Apple's newest MacBook Pro with Retina Display.
Apple's newest MacBook Pro with Retina Display.
Courtesy of Apple

In a somewhat surprising move, digital giant Apple last week pulled 39 of the company’s desktop computers, laptops and monitors from EPEAT, a global registry of environmentally-friendlier products regulated by the government and in part created by Apple.

As reported by the Wall Street Journal, EPEAT is federally funded by the EPA and a group of manufacturers, and “awards products a seal to certify they are recyclable and designed to maximize energy efficiency and minimize environmental harm.”

“They said their design direction was no longer consistent with the EPEAT requirements,” said Rob Frisbee, CEO of EPEAT to the Journal. “They were important supporters and we are disappointed that they don’t want their products measured by this standard anymore.”

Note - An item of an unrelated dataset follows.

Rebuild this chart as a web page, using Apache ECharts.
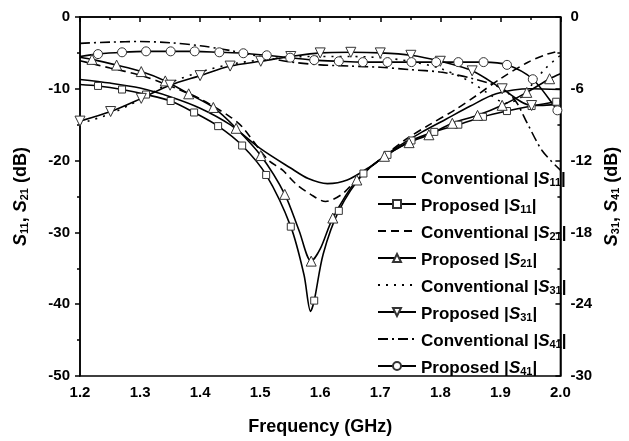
<!DOCTYPE html>
<html><head><meta charset="utf-8">
<script src="https://cdn.jsdelivr.net/npm/echarts@6/dist/echarts.min.js"></script>
<style>html,body{margin:0;padding:0;background:#fff}#c{width:629px;height:441px}</style>
</head><body><div id="c"></div>
<script>
// [frequency GHz, dB, marker flag (0 = no marker)]
const convS11 = [[1.20,-8.7],[1.25,-9.2],[1.30,-9.9],[1.35,-11.1],[1.40,-12.7],[1.45,-15.0],[1.50,-18.3],[1.55,-21.0],[1.58,-22.5],[1.612,-23.2],[1.645,-22.7],[1.682,-20.9],[1.727,-18.2],[1.77,-16.0],[1.81,-14.2],[1.85,-12.4],[1.893,-10.7],[1.95,-10.0],[2.0,-10.1]];
const propS11 = [[1.20,-9.4,0],[1.23,-9.6],[1.27,-10.1],[1.31,-10.8],[1.351,-11.7],[1.39,-13.3],[1.43,-15.2],[1.47,-17.9],[1.51,-22.0],[1.551,-29.2],[1.573,-35.9,0],[1.584,-41.0,0],[1.59,-39.5],[1.605,-33.0,0],[1.631,-27.0],[1.672,-21.8],[1.712,-19.2],[1.752,-17.2],[1.79,-16.0],[1.83,-15.0],[1.871,-13.9],[1.911,-13.1],[1.952,-12.4],[1.993,-11.8],[2.0,-11.7,0]];
const convS21 = [[1.20,-6.1],[1.25,-7.1],[1.30,-8.1],[1.35,-9.6],[1.40,-11.4],[1.45,-13.9],[1.47,-15.3],[1.513,-19.9],[1.537,-21.3],[1.559,-23.2],[1.584,-24.7],[1.609,-25.7],[1.636,-24.7],[1.66,-22.7],[1.70,-19.8],[1.74,-17.2],[1.78,-15.1],[1.825,-12.9],[1.859,-11.0],[1.90,-8.6],[1.946,-6.3],[1.977,-5.2],[2.0,-4.7]];
const propS21 = [[1.20,-5.6,0],[1.22,-5.9],[1.261,-6.7],[1.302,-7.6],[1.342,-8.9],[1.381,-10.7],[1.422,-12.6],[1.46,-15.5],[1.501,-19.3],[1.541,-24.7],[1.565,-29.8,0],[1.585,-34.0],[1.60,-32.3,0],[1.621,-28.0],[1.661,-22.7],[1.707,-19.4],[1.748,-17.5],[1.781,-16.4],[1.82,-14.8],[1.862,-13.7],[1.903,-12.3],[1.944,-10.5],[1.982,-8.6],[2.0,-7.9,0]];
const convS31 = [[1.20,-8.9],[1.25,-8.1],[1.30,-6.9],[1.35,-5.5],[1.40,-4.6],[1.45,-3.95],[1.50,-3.6],[1.55,-3.35],[1.60,-3.3],[1.65,-3.3],[1.70,-3.4],[1.75,-3.7],[1.80,-4.3],[1.85,-5.4],[1.88,-6.4],[1.91,-7.2],[1.935,-6.7],[1.955,-5.5],[1.975,-4.3],[2.0,-3.2]];
const propS31 = [[1.20,-8.7],[1.251,-7.9],[1.302,-6.8],[1.35,-5.7],[1.40,-4.9],[1.45,-4.1],[1.501,-3.7],[1.551,-3.3],[1.60,-3.0],[1.651,-2.95],[1.70,-3.0],[1.751,-3.2],[1.80,-3.7],[1.853,-4.5],[1.903,-6.0],[1.952,-7.4],[2.0,-7.3,0]];
const convS41 = [[1.20,-2.2],[1.25,-2.1],[1.30,-2.05],[1.35,-2.15],[1.40,-2.4],[1.45,-2.8],[1.50,-3.3],[1.55,-3.75],[1.60,-4.0],[1.65,-4.1],[1.70,-4.2],[1.75,-4.4],[1.80,-4.6],[1.85,-5.1],[1.90,-5.9],[1.925,-7.0],[1.945,-8.9],[1.97,-11.2],[2.0,-12.8]];
const propS41 = [[1.20,-3.3,0],[1.23,-3.1],[1.27,-2.95],[1.31,-2.87],[1.351,-2.87],[1.391,-2.87],[1.432,-2.95],[1.472,-3.03],[1.511,-3.2],[1.55,-3.4],[1.59,-3.6],[1.631,-3.7],[1.671,-3.77],[1.712,-3.77],[1.752,-3.77],[1.793,-3.77],[1.83,-3.77],[1.872,-3.77],[1.911,-4.0],[1.954,-5.2],[1.995,-7.8],[2.0,-8.1,0]];

const names = ['Conventional |S11|','Proposed |S11|','Conventional |S21|','Proposed |S21|','Conventional |S31|','Proposed |S31|','Conventional |S41|','Proposed |S41|'];
const xMin = 1.2, xMax = 2.0, xStep = 0.1;
const leftMin = -50, leftMax = 0, leftStep = 10;
const rightMin = -30, rightMax = 0, rightStep = 6;

const FONT = '"Liberation Sans", Arial, sans-serif';
const toData = arr => arr.map(p => p[2] === 0 ? {value:[p[0],p[1]], symbol:'none'} : [p[0],p[1]]);
const mk = {color:'#fff', borderColor:'#333', borderWidth:1};
function line(name, data, axis, type, symbol, size, rot){
  const s = {name, type:'line', yAxisIndex:axis, data:toData(data), smooth:0.3,
    lineStyle:{color:'#000', width:1.6, type:type}, itemStyle:{color:'#000'}, z:3};
  if (symbol){ s.symbol = symbol; s.symbolSize = size; s.showSymbol = true; s.itemStyle = Object.assign({}, mk); if (rot) s.symbolRotate = rot; }
  else { s.symbol = 'none'; s.showSymbol = false; }
  return s;
}
const rich = {
  t:{fontFamily:FONT, fontWeight:'bold', fontSize:17, color:'#000', lineHeight:22, verticalAlign:'bottom'},
  i:{fontFamily:FONT, fontWeight:'bold', fontStyle:'italic', fontSize:17, color:'#000', lineHeight:22, verticalAlign:'bottom'},
  sub:{fontFamily:FONT, fontWeight:'bold', fontSize:11, color:'#000', lineHeight:11, verticalAlign:'bottom'}
};
const toRich = n => n.replace(/^(.*?\|)S(\d\d)\|$/, (m,a,b)=>'{t|'+a+'}{i|S}{sub|'+b+'}{t||}');
const nameRich = {
  t:{fontFamily:FONT, fontWeight:'bold', fontSize:18, color:'#000', lineHeight:22, verticalAlign:'bottom'},
  i:{fontFamily:FONT, fontWeight:'bold', fontStyle:'italic', fontSize:18, color:'#000', lineHeight:22, verticalAlign:'bottom'},
  sub:{fontFamily:FONT, fontWeight:'bold', fontSize:11, color:'#000', lineHeight:11, verticalAlign:'bottom'}
};
const axisFont = {fontFamily:FONT, fontWeight:'bold', fontSize:15, color:'#000'};

const chart = echarts.init(document.getElementById('c'), null, {renderer:'canvas'});
chart.setOption({
  backgroundColor:'#fff',
  animation:false,
  grid:{left:80, right:62, top:17, bottom:58, show:true, borderColor:'#000', borderWidth:1.5, backgroundColor:'transparent'},
  legend:{orient:'vertical', left:372, top:166, itemWidth:38, itemHeight:10, itemGap:10,
    data:names.map(n => n.startsWith('Conventional') ? {name:n, itemStyle:{opacity:0}} : {name:n}),
    formatter:n=>toRich(n), textStyle:{rich:rich}, inactiveColor:'#000'},
  xAxis:{type:'value', min:xMin, max:xMax, interval:xStep,
    name:'Frequency (GHz)', nameLocation:'middle', nameGap:42,
    nameTextStyle:{fontFamily:FONT, fontWeight:'bold', fontSize:18, color:'#000'},
    axisLine:{lineStyle:{color:'#000', width:1.5}},
    axisTick:{inside:false, length:5, lineStyle:{color:'#000', width:1.5}},
    minorTick:{show:true, splitNumber:2, length:3, lineStyle:{color:'#000', width:1.5}},
    splitLine:{show:false},
    axisLabel:Object.assign({margin:9, formatter:v=>v.toFixed(1)}, axisFont)},
  yAxis:[
    {type:'value', min:leftMin, max:leftMax, interval:leftStep, position:'left',
     name:'{i|S}{sub|11}{t|, }{i|S}{sub|21}{t| (dB)}', nameLocation:'middle', nameRotate:90, nameGap:50,
     nameTextStyle:{rich:nameRich},
     axisLine:{show:true, lineStyle:{color:'#000', width:1.5}},
     axisTick:{inside:false, length:5, lineStyle:{color:'#000', width:1.5}},
     minorTick:{show:true, splitNumber:2, length:3, lineStyle:{color:'#000', width:1.5}},
     splitLine:{show:false},
     axisLabel:Object.assign({margin:10}, axisFont)},
    {type:'value', min:rightMin, max:rightMax, interval:rightStep, position:'right',
     name:'{i|S}{sub|31}{t|, }{i|S}{sub|41}{t| (dB)}', nameLocation:'middle', nameRotate:90, nameGap:38,
     nameTextStyle:{rich:nameRich},
     axisLine:{show:true, lineStyle:{color:'#000', width:1.5}},
     axisTick:{inside:true, length:5, lineStyle:{color:'#000', width:1.5}},
     minorTick:{show:true, splitNumber:2, length:3, lineStyle:{color:'#000', width:1.5}},
     splitLine:{show:false},
     axisLabel:Object.assign({margin:10}, axisFont)}
  ],
  series:[
    line(names[0], convS11, 0, 'solid'),
    line(names[1], propS11, 0, 'solid', 'rect', 7),
    line(names[2], convS21, 0, [8,5]),
    line(names[3], propS21, 0, 'solid', 'triangle', 10),
    line(names[4], convS31, 1, [2,6]),
    line(names[5], propS31, 1, 'solid', 'triangle', 10, 180),
    line(names[6], convS41, 1, [10,4,2,4]),
    line(names[7], propS41, 1, 'solid', 'circle', 9)
  ]
});
</script></body></html>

The move comes close on the recent announcement of Apple’s most recent MacBook Pro with retina display, which comes with the battery pack glued to the machine among other features that make the model extremely difficult to repair.

Response to the move has been swift, with environmentalists publically voicing dismay at the sudden decertification.

Apple "has pitted design against the environment, and chosen design,” said Greenpeace spokesperson Casey Harrell to the Mercury News. “They're making a big bet that people don't care, but recycling is a big issue."

Where the removal of the tag gets most problematic is with government agencies and educational institutions that often prefer and even demand EPEAT certification in computers (corporations like Ford and Kaiser Permanente require CIOS purchase computers from EPEAT-certified sources). The city of San Francisco has already announced that they will no longer be purchasing Apple computers as a result.

“We are disappointed that Apple chose to withdraw from EPEAT,” said Melanie Nutter, director of San Francisco’s Department of Environment to the Journal, “and we hope that the city saying it will not buy Apple products will make Apple reconsider its participation.”